Next time you are about to write a personal check to tip someone, be careful. U.S. Postal Inspectors warn writing the check could cost you more than you ever intended.
"I was really disappointed that it happened to me," says victim Maureen Webster.
An identity thief stole thousands of dollars from her. The suspect was her newspaper delivery guy.
"In my mind, he was a nice hard working man, never thinking, I never thought twice about tipping a newspaper delivery person with a personal check," says Webster."He decided to make some additional checks that looked like mine and he decided to welcome himself to all of the money in my bank account."
The story didn't end with fraudulent checks.
"They filed fraudulent tax returns for 2012, they filed fraudulent state income tax returns for 2012, they got into my Fidelity account and tried to take out $10,000," says Webster. "It amazes me that somehow all this information is in cyber space, with just a name and address he was able to find out all the information."

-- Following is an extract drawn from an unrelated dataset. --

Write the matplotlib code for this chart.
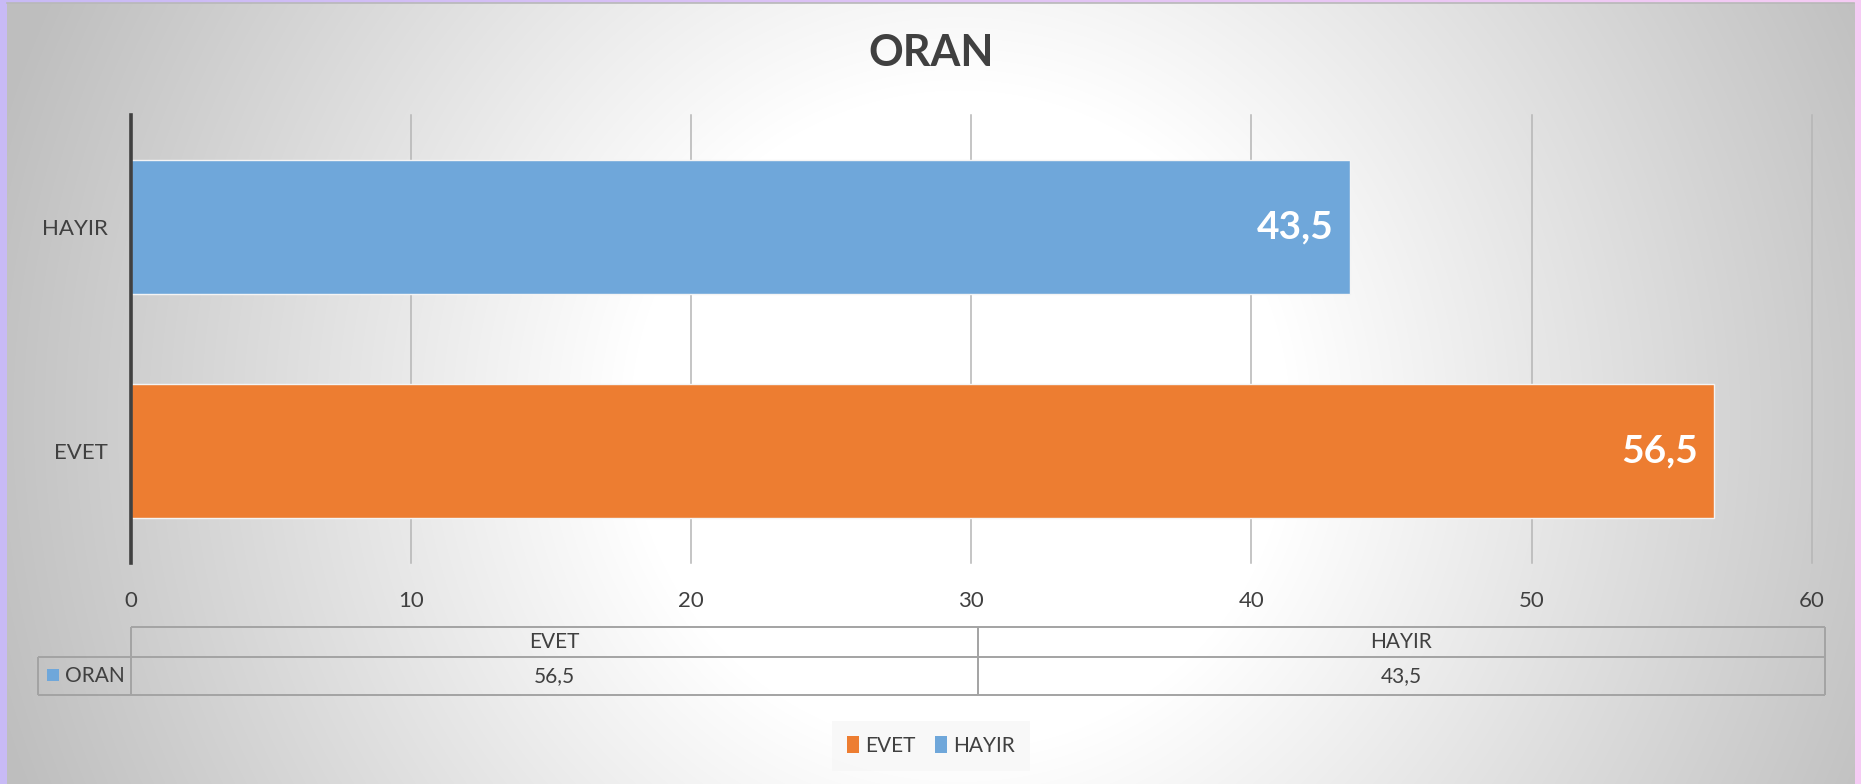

Webster wasn't alone. Postal inspectors say a ring of newspaper delivery guys stole millions of dollars from more than 400 victims.
"Add zeros where they shouldn't be added, cash checks on their accounts and then put in change of address of the people, getting the mail delivered to his house, get bank statements and enter into their bank accounts and engage in account takeovers," says U.S. Postal Inspector Ryan Noonan.
After a few months, the suspect was arrested.
"He wasn't hard to find. He was smart enough to figure out how to write checks out of peoples accounts but he wasn't smart enough to not write his name and address on his," says Webster. "He basically led them right to him."
Postal inspectors say to check your bank statements to make sure the check amounts match. If you wrote a check for $30, make sure there's not a bank debit of $300 or $3,000 instead. If you bank online, you can do it a lot more frequently than that once a month statement.